Besides, the temple has a natural spring that fills the holy pond.

According to Abdullah, during the last two-three years, the number of 
Hindu devotees to the temple has increased slightly. These include 
some visiting Hindu families that left the area as well as tourists, 
who know about the place.

Talking to The Tribune, he said, "We have guarded this place for the 
Hindus. It is their "amanat". But now the situation has improved. We 
want that a Hindu priest should take over this holy place. Being 
Muslims, we tried to do whatever best we could to keep the temple 
functional, but it should ideally be run by a Hindu priest".

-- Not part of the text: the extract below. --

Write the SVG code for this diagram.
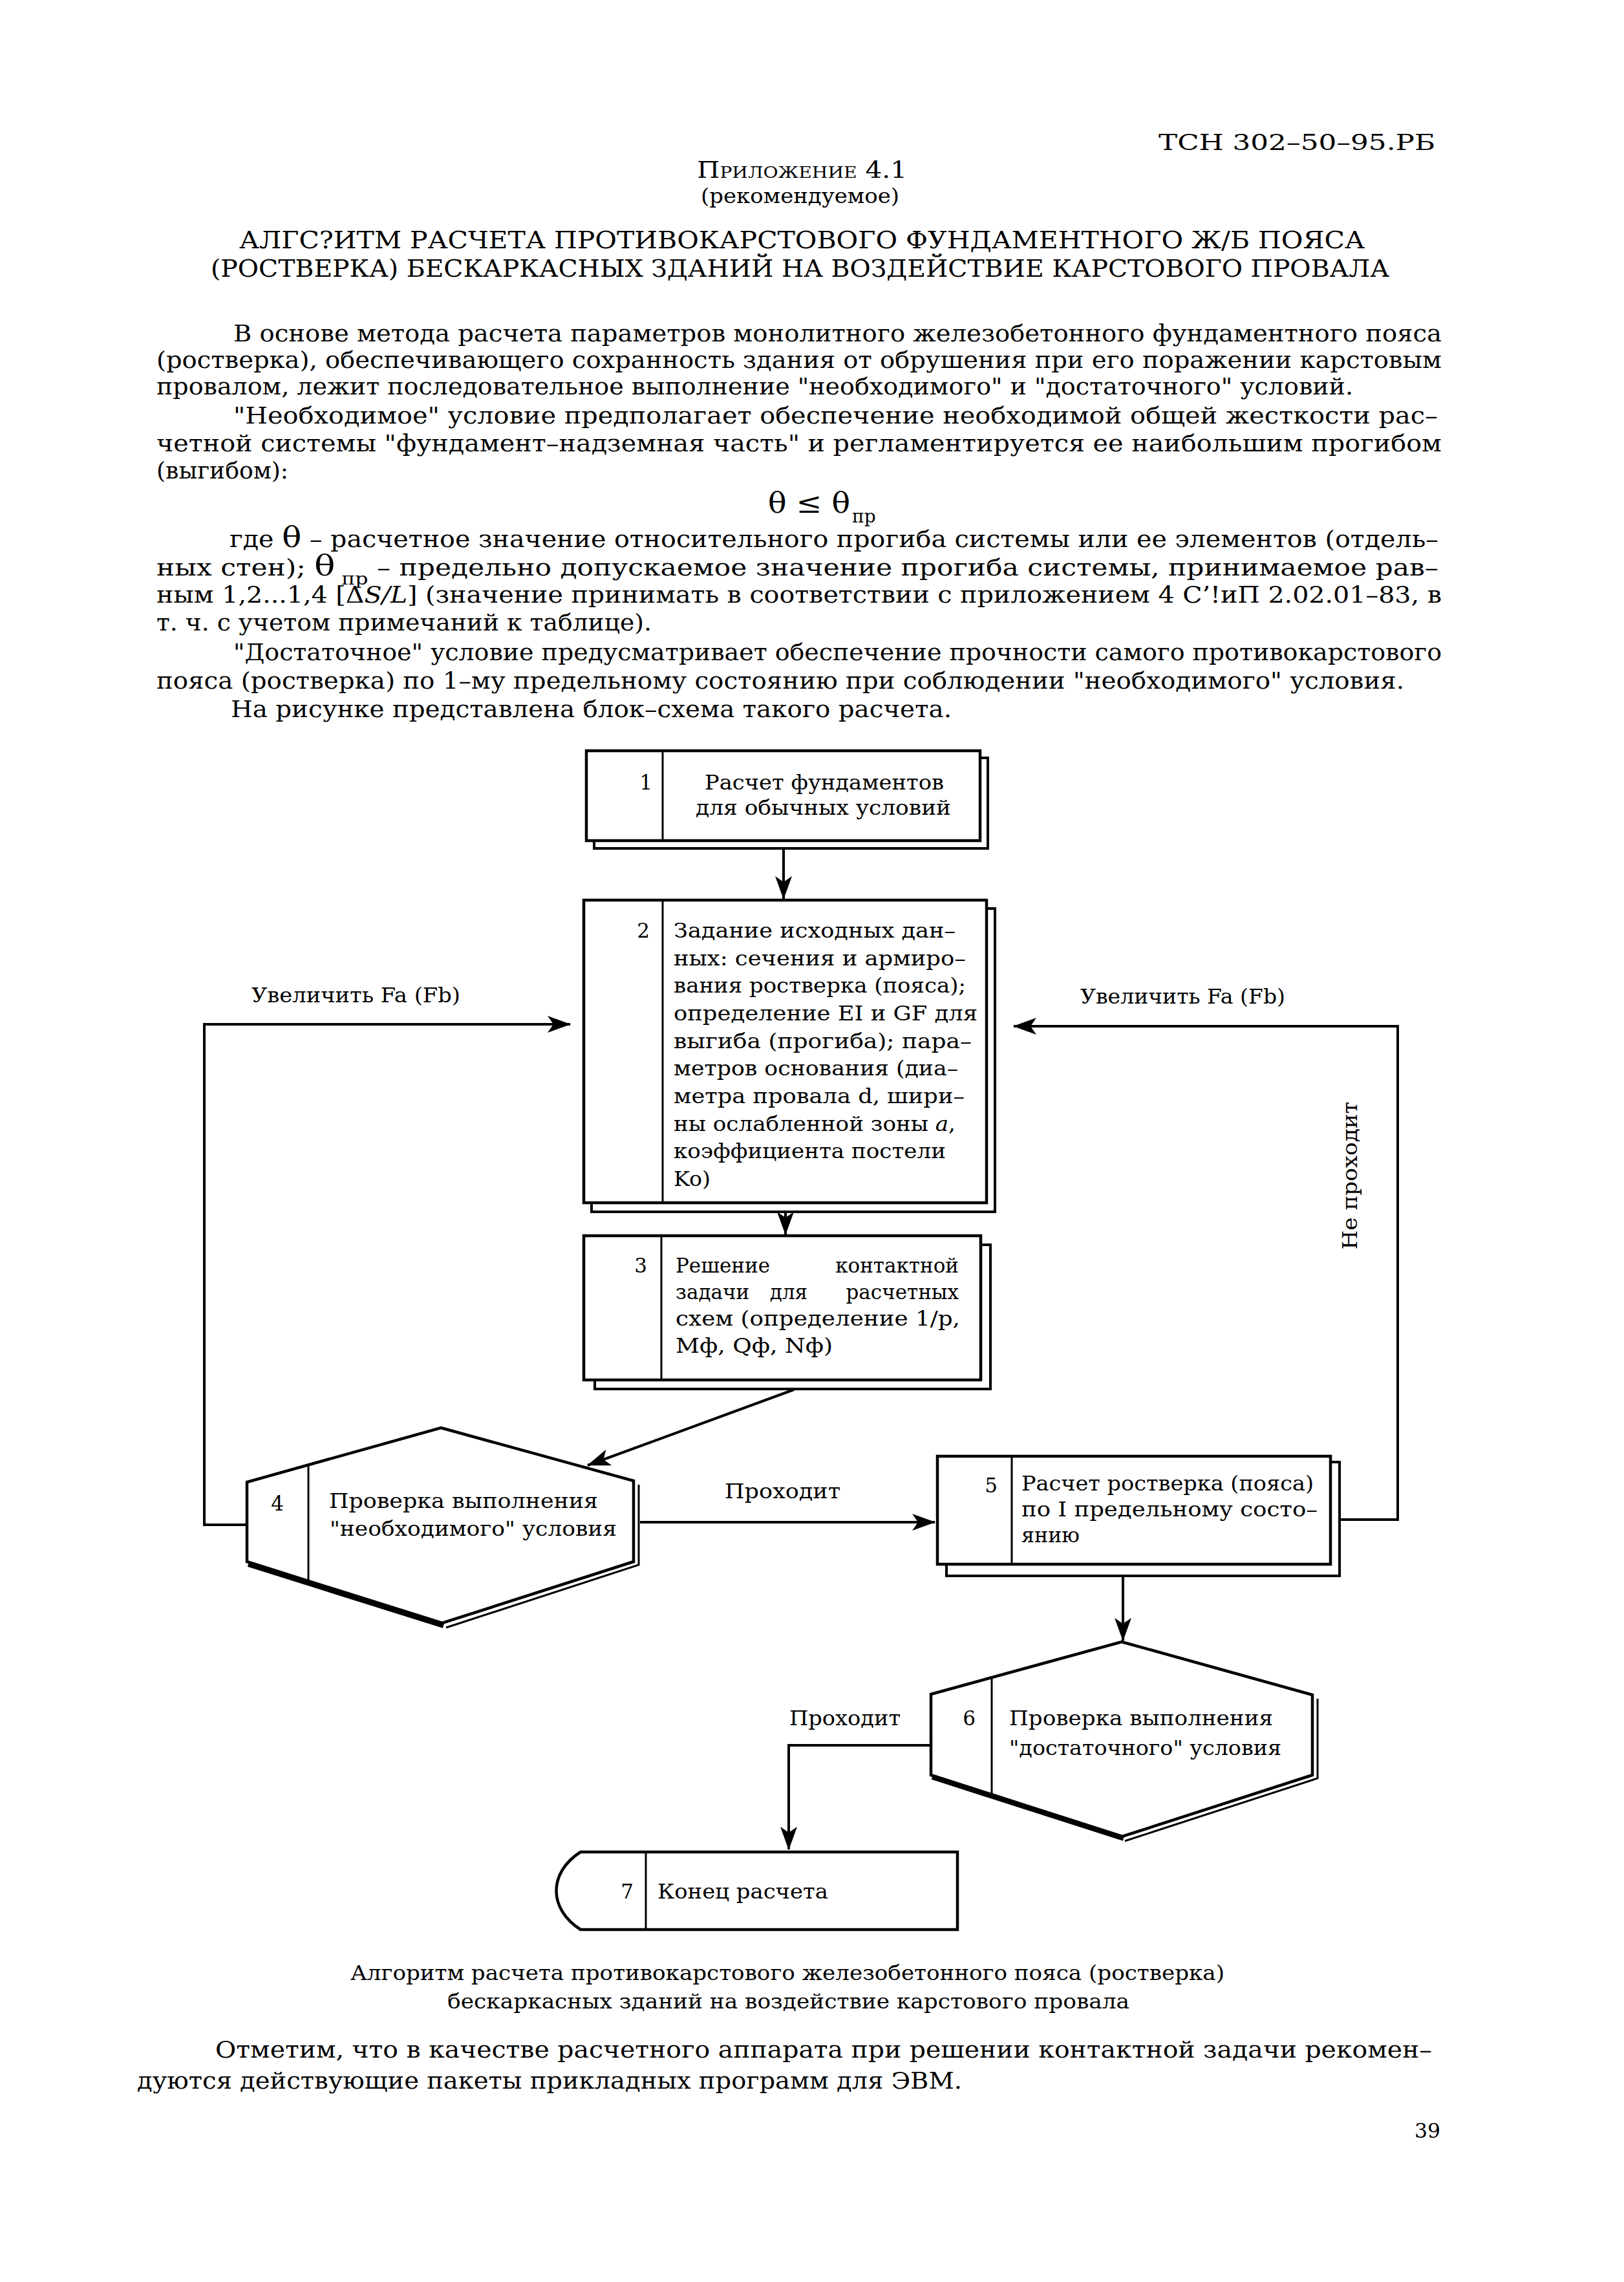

Further Abdullah and Hassan say their daily prayer includes a special 
mention to the Hindus when they say, "Lord, the heaven on earth is 
here in the valley. Please facilitate the return of our Hindu 
brothers from the hell outside".

The Tribune, Chandigarh, India - Main News


----------



## Gyani Jarnail Singh (May 4, 2009)

SOMETHING LIKE how the Sikh Gurdwars were taken over and serviced by the Udassis/Mahants/Nirmalas during the times the Sikhs were hunted down as "Anti-State", Revbels, and Sikh heads had a State Reward of 80 Rupee each....1708.....to the 1920's...


----------